What this task involves: Write out each line word for word. Drop pictures.

Source material:

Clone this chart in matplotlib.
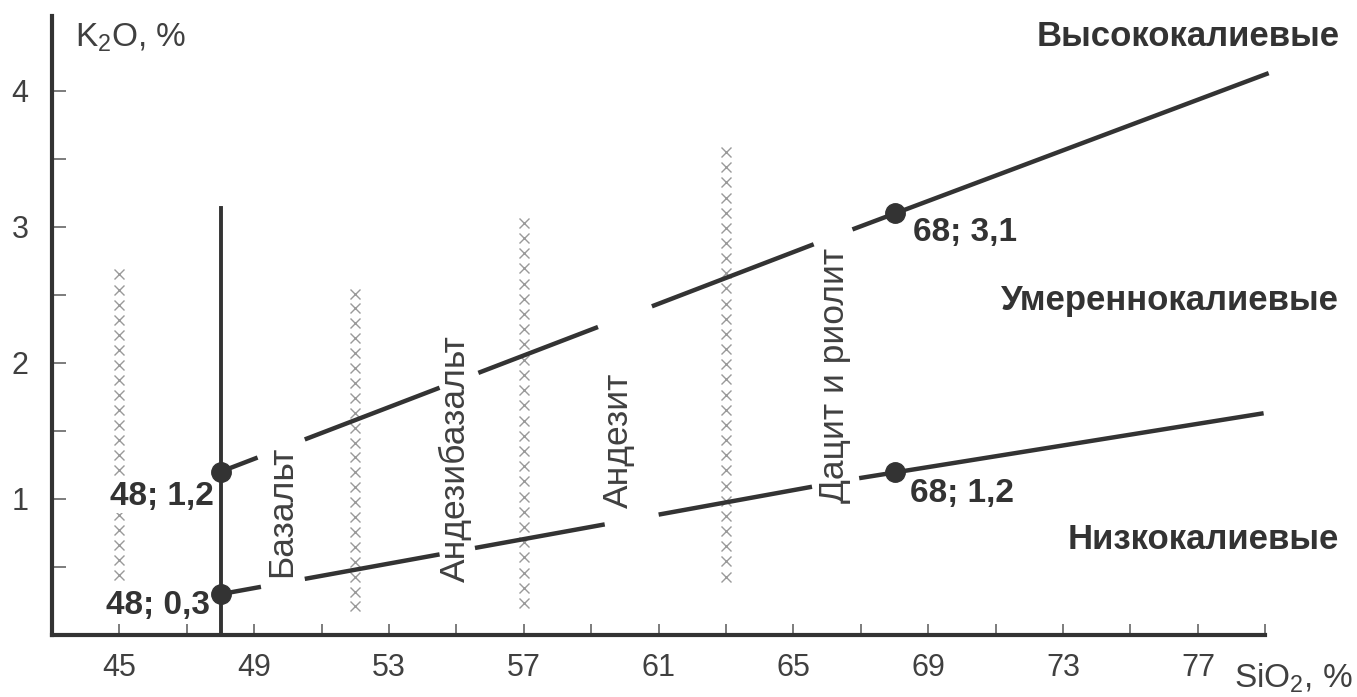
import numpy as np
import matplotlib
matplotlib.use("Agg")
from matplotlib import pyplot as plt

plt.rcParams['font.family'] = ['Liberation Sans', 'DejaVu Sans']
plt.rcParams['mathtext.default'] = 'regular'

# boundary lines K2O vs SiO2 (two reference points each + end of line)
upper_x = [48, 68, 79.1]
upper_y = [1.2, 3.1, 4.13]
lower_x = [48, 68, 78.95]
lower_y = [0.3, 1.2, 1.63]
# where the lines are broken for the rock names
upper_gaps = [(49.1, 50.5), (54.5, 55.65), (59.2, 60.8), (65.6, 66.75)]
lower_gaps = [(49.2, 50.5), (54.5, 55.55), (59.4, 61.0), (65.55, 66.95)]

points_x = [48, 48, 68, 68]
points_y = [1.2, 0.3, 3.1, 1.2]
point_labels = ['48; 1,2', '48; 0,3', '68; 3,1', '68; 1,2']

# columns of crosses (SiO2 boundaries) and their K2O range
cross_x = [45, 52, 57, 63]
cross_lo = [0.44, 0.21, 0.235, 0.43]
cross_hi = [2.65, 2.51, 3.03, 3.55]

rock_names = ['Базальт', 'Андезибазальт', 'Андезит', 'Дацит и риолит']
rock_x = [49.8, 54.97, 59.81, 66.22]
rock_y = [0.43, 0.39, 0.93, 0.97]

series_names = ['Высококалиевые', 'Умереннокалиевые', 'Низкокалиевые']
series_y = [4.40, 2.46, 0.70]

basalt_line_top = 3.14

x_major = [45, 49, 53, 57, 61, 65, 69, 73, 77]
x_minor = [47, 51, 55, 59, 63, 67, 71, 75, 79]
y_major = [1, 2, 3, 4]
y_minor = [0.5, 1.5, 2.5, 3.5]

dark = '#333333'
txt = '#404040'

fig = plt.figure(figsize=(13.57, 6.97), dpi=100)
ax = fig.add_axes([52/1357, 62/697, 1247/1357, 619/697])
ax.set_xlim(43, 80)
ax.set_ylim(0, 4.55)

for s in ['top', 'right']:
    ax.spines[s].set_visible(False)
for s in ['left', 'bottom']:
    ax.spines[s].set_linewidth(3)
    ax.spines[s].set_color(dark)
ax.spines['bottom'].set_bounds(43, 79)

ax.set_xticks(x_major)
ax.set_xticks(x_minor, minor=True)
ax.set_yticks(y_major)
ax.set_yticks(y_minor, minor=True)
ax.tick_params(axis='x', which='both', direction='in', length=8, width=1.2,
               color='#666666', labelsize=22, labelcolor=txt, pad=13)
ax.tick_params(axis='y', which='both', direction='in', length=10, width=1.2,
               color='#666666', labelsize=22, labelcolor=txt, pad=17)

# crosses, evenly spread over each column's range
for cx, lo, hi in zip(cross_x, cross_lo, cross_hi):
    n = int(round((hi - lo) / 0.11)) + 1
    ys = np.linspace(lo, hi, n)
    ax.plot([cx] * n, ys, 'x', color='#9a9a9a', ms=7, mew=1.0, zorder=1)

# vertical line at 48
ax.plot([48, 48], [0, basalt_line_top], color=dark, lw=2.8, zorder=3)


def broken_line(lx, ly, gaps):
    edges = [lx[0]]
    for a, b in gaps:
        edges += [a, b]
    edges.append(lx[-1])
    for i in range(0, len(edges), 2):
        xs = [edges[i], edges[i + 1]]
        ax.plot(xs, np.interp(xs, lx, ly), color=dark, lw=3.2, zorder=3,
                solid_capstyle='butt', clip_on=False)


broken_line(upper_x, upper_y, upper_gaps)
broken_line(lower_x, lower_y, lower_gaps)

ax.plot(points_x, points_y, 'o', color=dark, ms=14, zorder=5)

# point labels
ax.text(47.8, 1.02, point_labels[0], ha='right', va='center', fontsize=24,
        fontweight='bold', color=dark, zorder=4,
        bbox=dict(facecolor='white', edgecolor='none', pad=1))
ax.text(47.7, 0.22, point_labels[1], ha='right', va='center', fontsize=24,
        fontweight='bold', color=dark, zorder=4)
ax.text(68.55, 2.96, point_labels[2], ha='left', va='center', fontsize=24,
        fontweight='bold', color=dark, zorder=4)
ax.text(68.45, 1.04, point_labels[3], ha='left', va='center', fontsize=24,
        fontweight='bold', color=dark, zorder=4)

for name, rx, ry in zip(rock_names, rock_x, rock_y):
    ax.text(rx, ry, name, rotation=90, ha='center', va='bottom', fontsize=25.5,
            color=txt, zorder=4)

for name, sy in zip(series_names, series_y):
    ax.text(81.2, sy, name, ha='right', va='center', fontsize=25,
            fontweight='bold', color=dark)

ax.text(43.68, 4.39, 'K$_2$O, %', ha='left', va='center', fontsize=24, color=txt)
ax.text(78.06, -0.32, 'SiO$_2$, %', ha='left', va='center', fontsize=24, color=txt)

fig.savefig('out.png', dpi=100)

Correct answer:
Clone this chart in matplotlib.
import numpy as np
import matplotlib
matplotlib.use("Agg")
from matplotlib import pyplot as plt

plt.rcParams['font.family'] = ['Liberation Sans', 'DejaVu Sans']
plt.rcParams['mathtext.default'] = 'regular'

# boundary lines K2O vs SiO2 (two reference points each + end of line)
upper_x = [48, 68, 79.1]
upper_y = [1.2, 3.1, 4.13]
lower_x = [48, 68, 78.95]
lower_y = [0.3, 1.2, 1.63]
# where the lines are broken for the rock names
upper_gaps = [(49.1, 50.5), (54.5, 55.65), (59.2, 60.8), (65.6, 66.75)]
lower_gaps = [(49.2, 50.5), (54.5, 55.55), (59.4, 61.0), (65.55, 66.95)]

points_x = [48, 48, 68, 68]
points_y = [1.2, 0.3, 3.1, 1.2]
point_labels = ['48; 1,2', '48; 0,3', '68; 3,1', '68; 1,2']

# columns of crosses (SiO2 boundaries) and their K2O range
cross_x = [45, 52, 57, 63]
cross_lo = [0.44, 0.21, 0.235, 0.43]
cross_hi = [2.65, 2.51, 3.03, 3.55]

rock_names = ['Базальт', 'Андезибазальт', 'Андезит', 'Дацит и риолит']
rock_x = [49.8, 54.97, 59.81, 66.22]
rock_y = [0.43, 0.39, 0.93, 0.97]

series_names = ['Высококалиевые', 'Умереннокалиевые', 'Низкокалиевые']
series_y = [4.40, 2.46, 0.70]

basalt_line_top = 3.14

x_major = [45, 49, 53, 57, 61, 65, 69, 73, 77]
x_minor = [47, 51, 55, 59, 63, 67, 71, 75, 79]
y_major = [1, 2, 3, 4]
y_minor = [0.5, 1.5, 2.5, 3.5]

dark = '#333333'
txt = '#404040'

fig = plt.figure(figsize=(13.57, 6.97), dpi=100)
ax = fig.add_axes([52/1357, 62/697, 1247/1357, 619/697])
ax.set_xlim(43, 80)
ax.set_ylim(0, 4.55)

for s in ['top', 'right']:
    ax.spines[s].set_visible(False)
for s in ['left', 'bottom']:
    ax.spines[s].set_linewidth(3)
    ax.spines[s].set_color(dark)
ax.spines['bottom'].set_bounds(43, 79)

ax.set_xticks(x_major)
ax.set_xticks(x_minor, minor=True)
ax.set_yticks(y_major)
ax.set_yticks(y_minor, minor=True)
ax.tick_params(axis='x', which='both', direction='in', length=8, width=1.2,
               color='#666666', labelsize=22, labelcolor=txt, pad=13)
ax.tick_params(axis='y', which='both', direction='in', length=10, width=1.2,
               color='#666666', labelsize=22, labelcolor=txt, pad=17)

# crosses, evenly spread over each column's range
for cx, lo, hi in zip(cross_x, cross_lo, cross_hi):
    n = int(round((hi - lo) / 0.11)) + 1
    ys = np.linspace(lo, hi, n)
    ax.plot([cx] * n, ys, 'x', color='#9a9a9a', ms=7, mew=1.0, zorder=1)

# vertical line at 48
ax.plot([48, 48], [0, basalt_line_top], color=dark, lw=2.8, zorder=3)


def broken_line(lx, ly, gaps):
    edges = [lx[0]]
    for a, b in gaps:
        edges += [a, b]
    edges.append(lx[-1])
    for i in range(0, len(edges), 2):
        xs = [edges[i], edges[i + 1]]
        ax.plot(xs, np.interp(xs, lx, ly), color=dark, lw=3.2, zorder=3,
                solid_capstyle='butt', clip_on=False)


broken_line(upper_x, upper_y, upper_gaps)
broken_line(lower_x, lower_y, lower_gaps)

ax.plot(points_x, points_y, 'o', color=dark, ms=14, zorder=5)

# point labels
ax.text(47.8, 1.02, point_labels[0], ha='right', va='center', fontsize=24,
        fontweight='bold', color=dark, zorder=4,
        bbox=dict(facecolor='white', edgecolor='none', pad=1))
ax.text(47.7, 0.22, point_labels[1], ha='right', va='center', fontsize=24,
        fontweight='bold', color=dark, zorder=4)
ax.text(68.55, 2.96, point_labels[2], ha='left', va='center', fontsize=24,
        fontweight='bold', color=dark, zorder=4)
ax.text(68.45, 1.04, point_labels[3], ha='left', va='center', fontsize=24,
        fontweight='bold', color=dark, zorder=4)

for name, rx, ry in zip(rock_names, rock_x, rock_y):
    ax.text(rx, ry, name, rotation=90, ha='center', va='bottom', fontsize=25.5,
            color=txt, zorder=4)

for name, sy in zip(series_names, series_y):
    ax.text(81.2, sy, name, ha='right', va='center', fontsize=25,
            fontweight='bold', color=dark)

ax.text(43.68, 4.39, 'K$_2$O, %', ha='left', va='center', fontsize=24, color=txt)
ax.text(78.06, -0.32, 'SiO$_2$, %', ha='left', va='center', fontsize=24, color=txt)

fig.savefig('out.png', dpi=100)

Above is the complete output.